IEBC dismisses reports that election Bill seeks to return to manual transmission

Vote counting at St Xavier’s Primary School polling centre in Nakuru on August 8, 2017. [File, Standard]

The Independent Electoral and Boundaries Commission (IEBC) has termed erroneous media reports that the Election Laws (Amendment) Bill, 2022 seeks to scrap livestreaming of election results and return to the manual voting system.

In a statement on Friday, IEBC said the Bill does not propose any amendment to Section 44 of the Elections Act that provides for the use of an Integrated Elections Management System for voter registration, identification and results' transmission.

“The media reports that the Bill, seeks to scrap livestreaming of poll results, ban the live broadcast of poll results and return manual voting are erroneous and a misrepresentation of the Bill as tabled before the Parliament,” said the statement.

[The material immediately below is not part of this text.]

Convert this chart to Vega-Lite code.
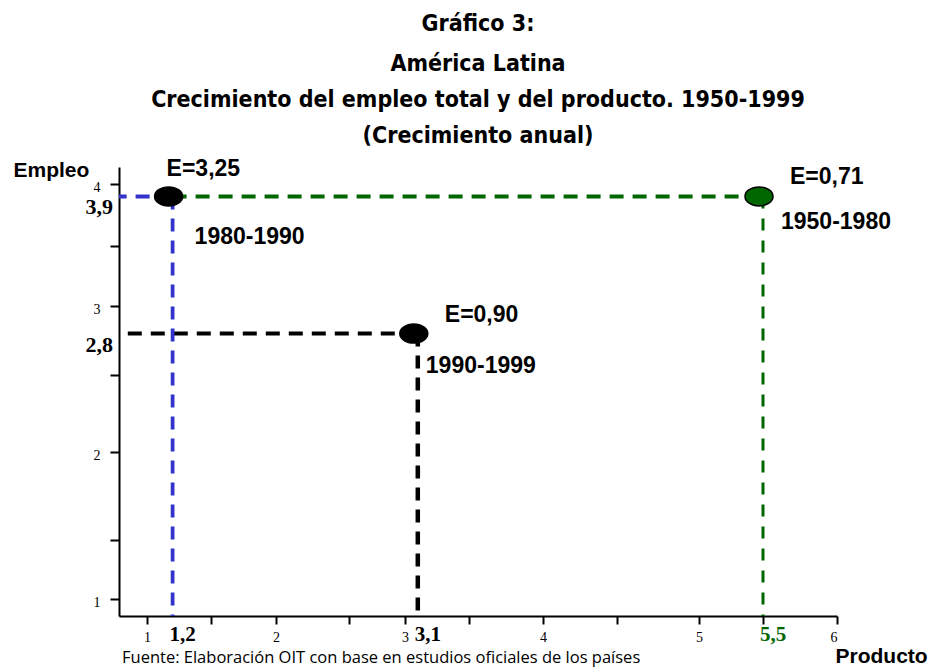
{
  "$schema": "https://vega.github.io/schema/vega-lite/v6.json",
  "width": 718,
  "height": 449,
  "autosize": {"type": "none"},
  "padding": {"left": 119, "top": 167, "right": 99, "bottom": 54},
  "background": "white",
  "config": {"view": {"stroke": null}},
  "title": {
    "text": "Gráfico 3:",
    "subtitle": ["América Latina", "Crecimiento del empleo total y del producto. 1950-1999", "(Crecimiento anual)"],
    "anchor": "middle",
    "frame": "group",
    "font": "DejaVu Sans Condensed, Liberation Sans Narrow, Liberation Sans, sans-serif",
    "fontSize": 23,
    "fontWeight": "bold",
    "color": "#000000",
    "subtitleFont": "DejaVu Sans Condensed, Liberation Sans Narrow, Liberation Sans, sans-serif",
    "subtitleFontSize": 23,
    "subtitleFontWeight": "bold",
    "subtitleColor": "#000000",
    "subtitleLineHeight": 36,
    "subtitlePadding": 17,
    "offset": 10
  },
  "datasets": {
    "periodos": [
      {"periodo": "1950-1980", "producto": 5.5, "empleo": 3.9, "elasticidad": 0.71, "desde": 1.2},
      {"periodo": "1980-1990", "producto": 1.2, "empleo": 3.9, "elasticidad": 3.25},
      {"periodo": "1990-1999", "producto": 3.1, "empleo": 2.8, "elasticidad": 0.90}
    ],
    "nota": [{"texto": "Fuente: Elaboración OIT con base en estudios oficiales de los países"}]
  },
  "data": {"name": "periodos"},
  "encoding": {
    "x": {
      "field": "producto",
      "type": "quantitative",
      "scale": {
        "domain": [0.783, 1, 1.5, 2, 2.5, 3, 3.5, 4, 4.5, 5, 5.5, 6],
        "range": [0, 28, 92, 157, 230, 286, 350, 424, 498, 580, 644, 718],
        "nice": false,
        "zero": false
      },
      "axis": {
        "values": [1, 1.5, 2, 2.5, 3, 3.5, 4, 4.5, 5, 5.5, 6],
        "labelExpr": "datum.value % 1 === 0 ? format(datum.value, 'd') : ''",
        "grid": false,
        "domainColor": "#000000",
        "domainWidth": 2,
        "tickColor": "#000000",
        "tickWidth": 2,
        "tickSize": 8,
        "labelFont": "Liberation Serif",
        "labelFontSize": 14,
        "labelColor": "#000000",
        "labelPadding": 6,
        "title": "Producto",
        "titleFont": "Liberation Sans",
        "titleFontSize": 21,
        "titleFontWeight": "bold",
        "titleColor": "#000000",
        "titleAnchor": "start",
        "titleAlign": "left",
        "titleBaseline": "middle",
        "titleX": 716,
        "titleY": 40
      }
    },
    "y": {
      "field": "empleo",
      "type": "quantitative",
      "scale": {
        "domain": [0.856, 1, 1.5, 2, 2.5, 3, 3.5, 4, 4.137],
        "range": [449, 432, 373, 285, 208, 139, 79, 17, 0],
        "nice": false,
        "zero": false
      },
      "axis": {
        "values": [1, 1.5, 2, 2.5, 3, 3.5, 4],
        "labelExpr": "datum.value % 1 === 0 ? format(datum.value, 'd') : ''",
        "grid": false,
        "domainColor": "#000000",
        "domainWidth": 2,
        "tickColor": "#000000",
        "tickWidth": 2,
        "tickSize": 9,
        "labelFont": "Liberation Serif",
        "labelFontSize": 14,
        "labelColor": "#000000",
        "labelPadding": 10,
        "labelOffset": 3,
        "title": "Empleo",
        "titleFont": "Liberation Sans",
        "titleFontSize": 21,
        "titleFontWeight": "bold",
        "titleColor": "#000000",
        "titleAngle": 0,
        "titleAlign": "left",
        "titleBaseline": "middle",
        "titleX": -106,
        "titleY": 3
      }
    }
  },
  "layer": [
    {
      "transform": [{"filter": "!isValid(datum.desde)"}],
      "mark": {"type": "rule", "strokeWidth": 4, "strokeDash": [14, 9]},
      "encoding": {
        "x2": {"value": 0},
        "color": {
          "field": "periodo",
          "type": "nominal",
          "scale": {"domain": ["1950-1980", "1980-1990", "1990-1999"], "range": ["#006600", "#3333cc", "#000000"]},
          "legend": null
        }
      }
    },
    {
      "transform": [{"filter": "isValid(datum.desde)"}],
      "mark": {"type": "rule", "strokeWidth": 4, "strokeDash": [14, 9]},
      "encoding": {
        "x": {"field": "desde", "type": "quantitative"},
        "x2": {"field": "producto"},
        "color": {"field": "periodo", "type": "nominal", "legend": null}
      }
    },
    {
      "mark": {"type": "rule"},
      "encoding": {
        "y2": {"value": "height"},
        "color": {"field": "periodo", "type": "nominal", "legend": null},
        "strokeWidth": {
          "field": "periodo",
          "type": "nominal",
          "scale": {"domain": ["1950-1980", "1980-1990", "1990-1999"], "range": [3, 4.5, 5]},
          "legend": null
        },
        "strokeDash": {
          "field": "periodo",
          "type": "nominal",
          "scale": {"domain": ["1950-1980", "1980-1990", "1990-1999"], "range": [[12, 10], [13, 9], [13, 9]]},
          "legend": null
        }
      }
    },
    {
      "mark": {
        "type": "point",
        "shape": "M -1 0 A 1 0.68 0 1 1 1 0 A 1 0.68 0 1 1 -1 0 Z",
        "size": 784,
        "filled": true,
        "opacity": 1,
        "stroke": "#000000",
        "strokeWidth": 1.5,
        "xOffset": -4
      },
      "encoding": {
        "fill": {
          "field": "periodo",
          "type": "nominal",
          "scale": {"domain": ["1950-1980", "1980-1990", "1990-1999"], "range": ["#006600", "#000000", "#000000"]},
          "legend": null
        }
      }
    },
    {
      "transform": [
        {"filter": "datum.periodo === '1980-1990'"},
        {"calculate": "'E=' + replace(format(datum.elasticidad, '.2f'), '.', ',')", "as": "etiqueta"}
      ],
      "mark": {"type": "text", "align": "left", "baseline": "middle", "dx": -6, "dy": -27, "font": "Liberation Sans", "fontSize": 23, "fontWeight": "bold", "fill": "#000000"},
      "encoding": {"text": {"field": "etiqueta"}}
    },
    {
      "transform": [
        {"filter": "datum.periodo !== '1980-1990'"},
        {"calculate": "'E=' + replace(format(datum.elasticidad, '.2f'), '.', ',')", "as": "etiqueta"}
      ],
      "mark": {"type": "text", "align": "left", "baseline": "middle", "dx": 27, "dy": -19, "font": "Liberation Sans", "fontSize": 23, "fontWeight": "bold", "fill": "#000000"},
      "encoding": {"text": {"field": "etiqueta"}}
    },
    {
      "transform": [{"filter": "datum.periodo === '1980-1990'"}],
      "mark": {"type": "text", "align": "left", "baseline": "middle", "dx": 22, "dy": 41, "font": "Liberation Sans", "fontSize": 23, "fontWeight": "bold", "fill": "#000000"},
      "encoding": {"text": {"field": "periodo"}}
    },
    {
      "transform": [{"filter": "datum.periodo === '1950-1980'"}],
      "mark": {"type": "text", "align": "left", "baseline": "middle", "dx": 18, "dy": 26, "font": "Liberation Sans", "fontSize": 23, "fontWeight": "bold", "fill": "#000000"},
      "encoding": {"text": {"field": "periodo"}}
    },
    {
      "transform": [{"filter": "datum.periodo === '1990-1999'"}],
      "mark": {"type": "text", "align": "left", "baseline": "middle", "dx": 8, "dy": 32, "font": "Liberation Sans", "fontSize": 23, "fontWeight": "bold", "fill": "#000000"},
      "encoding": {"text": {"field": "periodo"}}
    },
    {
      "transform": [
        {"filter": "datum.periodo !== '1950-1980'"},
        {"calculate": "replace(format(datum.empleo, '.1f'), '.', ',')", "as": "etiqueta"}
      ],
      "mark": {"type": "text", "align": "right", "baseline": "middle", "dx": -6, "dy": 11, "font": "Liberation Serif", "fontSize": 22, "fontWeight": "bold", "fill": "#000000"},
      "encoding": {"x": {"value": 0}, "text": {"field": "etiqueta"}}
    },
    {
      "transform": [
        {"calculate": "replace(format(datum.producto, '.1f'), '.', ',')", "as": "etiqueta"}
      ],
      "mark": {"type": "text", "align": "center", "baseline": "middle", "dx": 10, "dy": 19, "font": "Liberation Serif", "fontSize": 21, "fontWeight": "bold"},
      "encoding": {
        "y": {"value": "height"},
        "text": {"field": "etiqueta"},
        "fill": {"field": "periodo", "type": "nominal", "legend": null}
      }
    },
    {
      "data": {"name": "nota"},
      "mark": {"type": "text", "align": "left", "baseline": "middle", "dx": 3, "dy": 42, "font": "Open Sans", "fontSize": 16.5, "fill": "#000000"},
      "encoding": {"x": {"value": 0}, "y": {"value": "height"}, "text": {"field": "texto"}}
    }
  ]
}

IEBC clarified that the Bill proposes a complementary mechanism for result transmission to address instances where transmission of results is not possible because of poor internet coverage.

“The Bill seeks to align with the ruling of the Supreme Court in the 2017 Presidential Election that election results are what is contained in the Form 34A which is the primary document and final result recorded at the polling station.”

The Bill also seeks to delete the provisions of the Elections Act that were annulled by the High Court in the Katiba Institute case where the Court declared void some of the provisions of Sections 39 of the Act.

According to IEBC, the ruling in the Katiba Institute case means the results process and the standard by which elections is to be determined by the Court does not exist hence the need for the amendment to cure the gap.

IEBC said the counting and announcement of results at the polling stations will be done transparently.

Political heat

The Bill, which was tabled in the National Assembly on Wednesday by Majority Leader Amos Kimunya, raised political heat after it emerged that it will return the manual transmission of election results last used in the 2007 General Election.

While disowning the Bill, Jubilee Secretary-General Raphael said if adopted, it will allow massive vote-rigging and negate gains made by the 2010 Constitution in electoral reforms.

Kenya Kwanza leaders accused the government of trying to change the law to rig in Azimio la Umoja candidate Raila Odinga.

However, National Assembly Minority Whip Junet Mohamed declared the Bill a clawback on the electoral reforms, saying the manual system of tallying is open to manipulation.

“We are not supporting the elections amendment Bill that is taking us back to the manual system of tallying which is open to manipulation and errors,” he said.